Ambient occlusion is a local approximation of global illumination in a scene estimated by computing the visibility around a given point. E.g., corners don't "see" as much of the scene as flat planes so they would intuitively receive less light, and this is exactly what ambient occlusion is getting at. In essence, AO makes scenes look more realistic by darkening areas that wouldn't receive as much indirect light at a fraction of cost of a full global illumination simulation.
The most common way of incorporating ambient occlusion into a modern realtime graphics pipeline is via some variant of screen-space ambient occlusion (SSAO), an estimation of AO that is calculated each frame per-pixel. SSAO fits in particularly well to a modern, deferred rendering pipeline such as Luma as a post-process effect operating on the g-buffer, where the depth values of scene geometry are viewed as a coarse-grained heightmap such that pixels with lots of occluders nearby in the heightmap approximation will have a higher amount of occlusion.
Currently, we've implemented three of the most popular SSAO techniques:
For all the algorithms, we perform an edge-aware blur pass over the AO buffers to reduce noise introduced by sampling artifacts and we support AO generation at a lower resolution with bilateral upsampling to match the render target size in the blur pass to improve performance.
Here is a direct comparison of the filtered AO buffers for the three techniques, with default settings applied.
And here is a corresponding comparison of the rendered scene with AO applied. Hovering over a screenshot will display the base render without ambient occlusion.
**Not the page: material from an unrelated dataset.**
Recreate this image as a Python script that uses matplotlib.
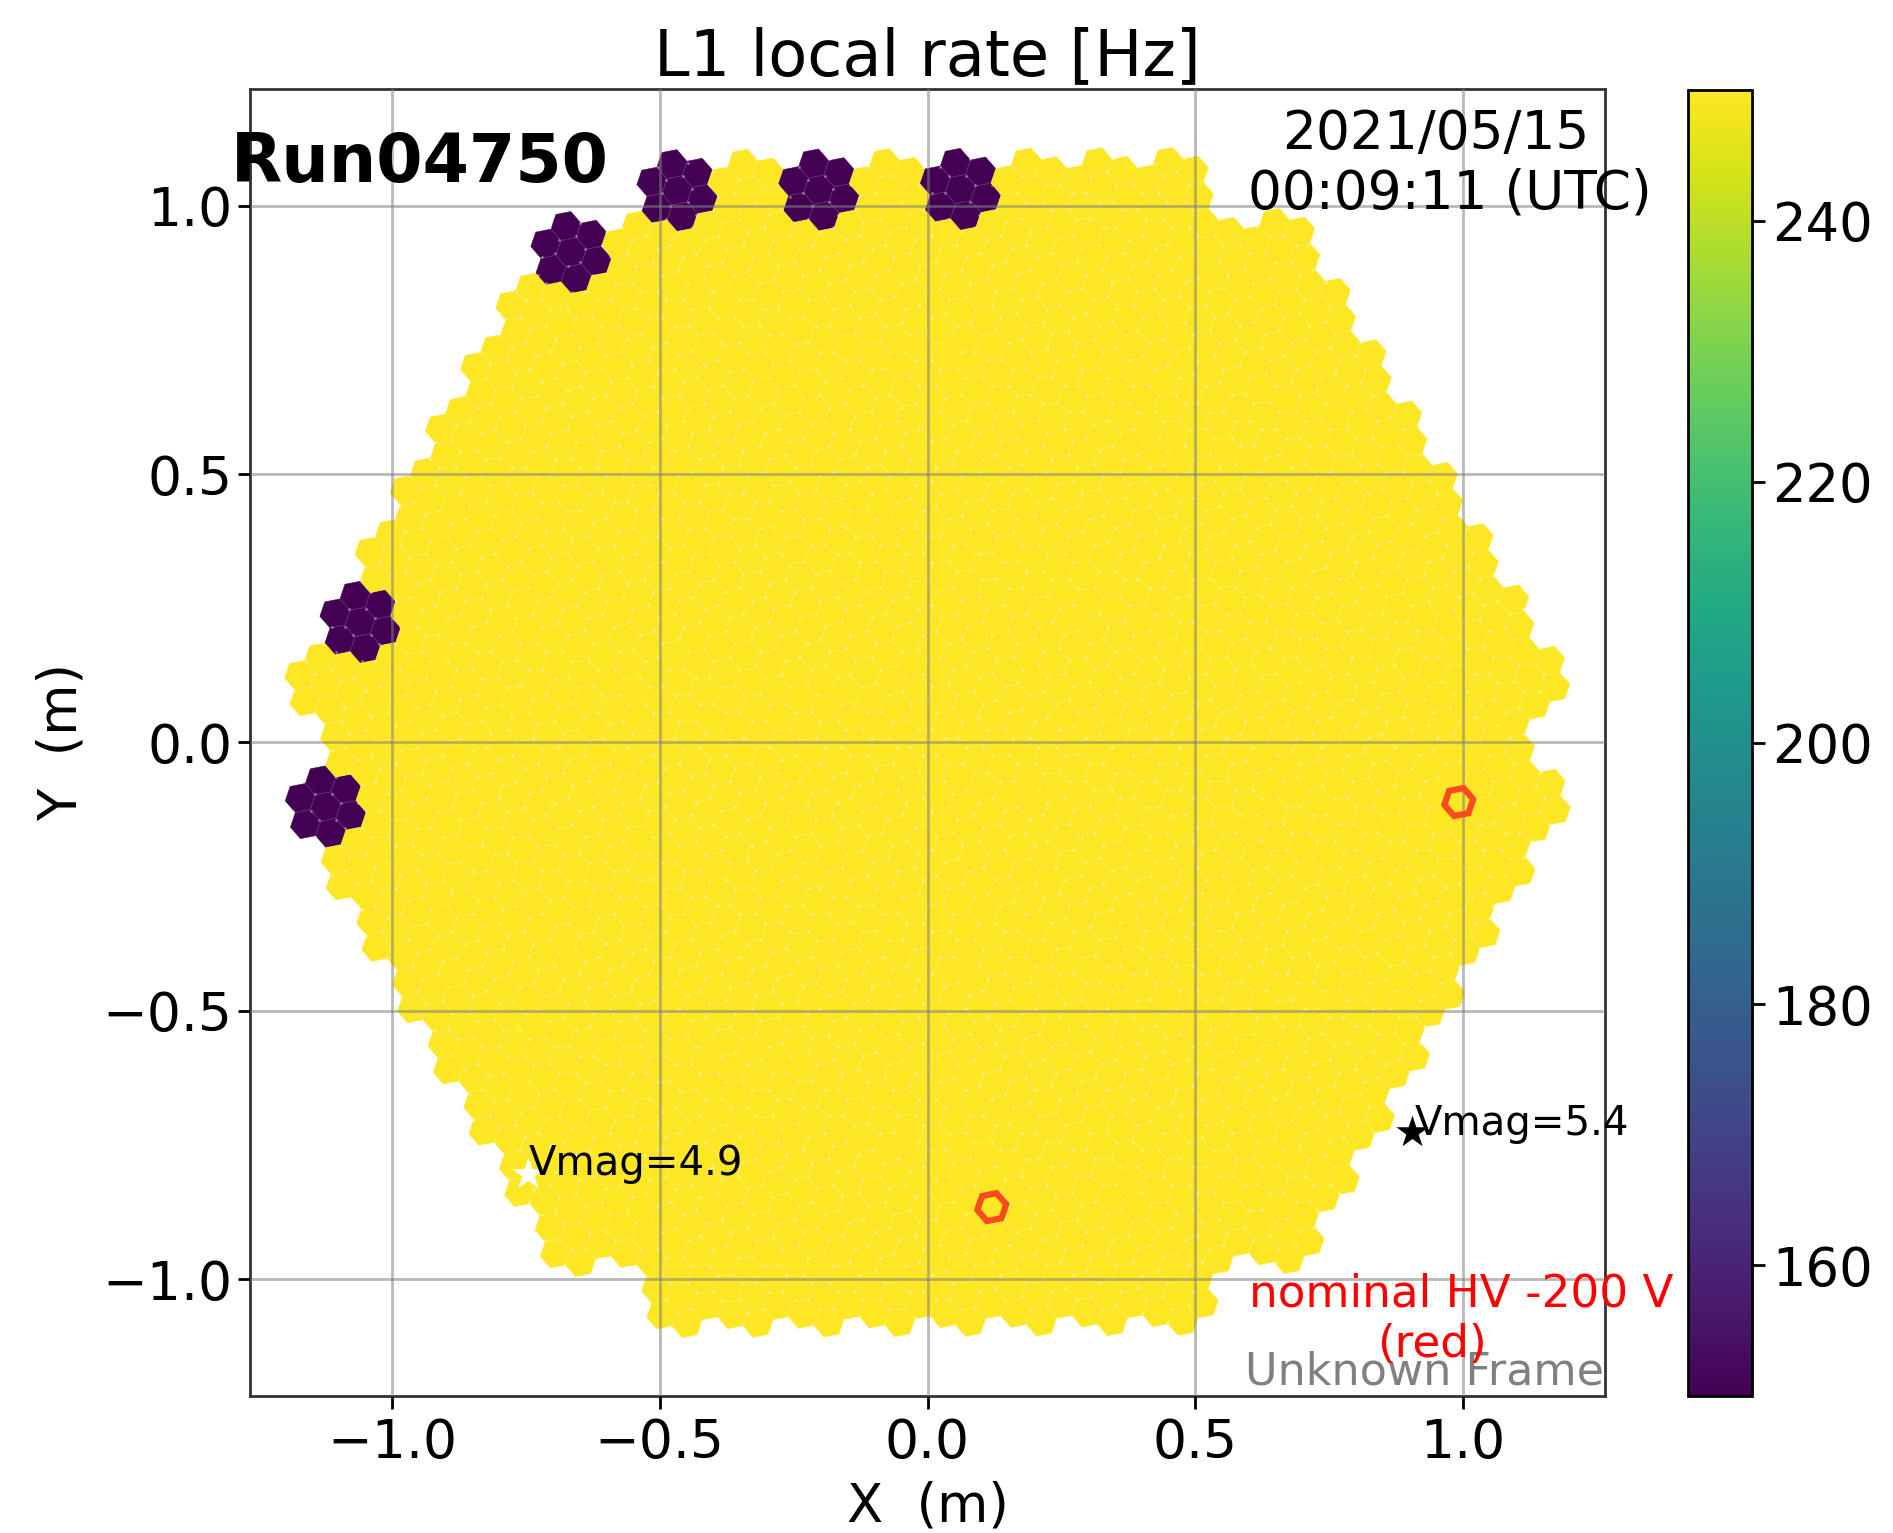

Note that the intensity of the effect has been increased for the purposes of this visualization, but in general all three SSAO techniques capture geometric creases and contact shadows between objects.
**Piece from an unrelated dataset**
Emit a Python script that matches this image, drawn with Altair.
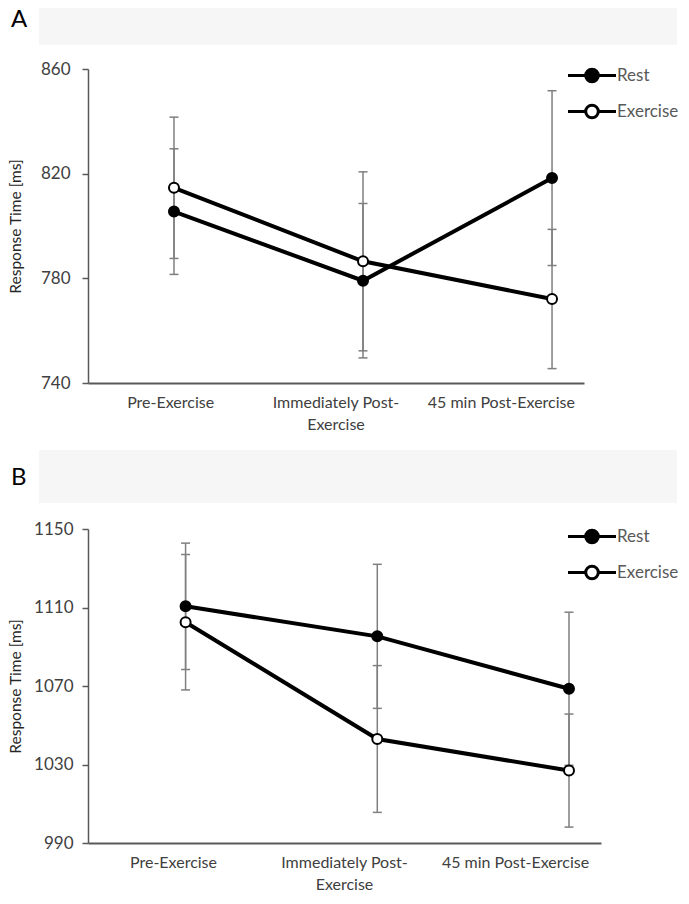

You can try various parameters for each method and compare the results for yourself in the following demo:
With respect to visual quality, SAO is capable of producing similar results to HBAO but at a fraction of the cost, and the basic SSAO version can only compete by bumping up the sampling rate to an unrealistic level for realtime performance. With carefully tuned settings to produce similar quality results, SAO requires ~9 texture fetches per pixel (SAO sample count set to 8), HBAO requires ~50 texture fetches per pixel (HBAO 7 sample directions and 7 steps along each direction), and basic SSAO requires ~17 texture fetches per pixel (SSAO sample count set to 16), though the output quality of basic SSAO is still not as good as HBAO or SAO.
The main difference between basic SSAO and HBAO/SAO is that basic SSAO takes occlusion samples in camera-space within a normal-oriented hemisphere around the camera-space position of a given fragment, whereas HBAO and SSAO both perform the sampling in screen-space and then project those samples back to camera-space in order to determine occlusion.
A number of existing WebGL demos and applications implement basic SSAO and could be improved at no additional performance cost by switching to SAO.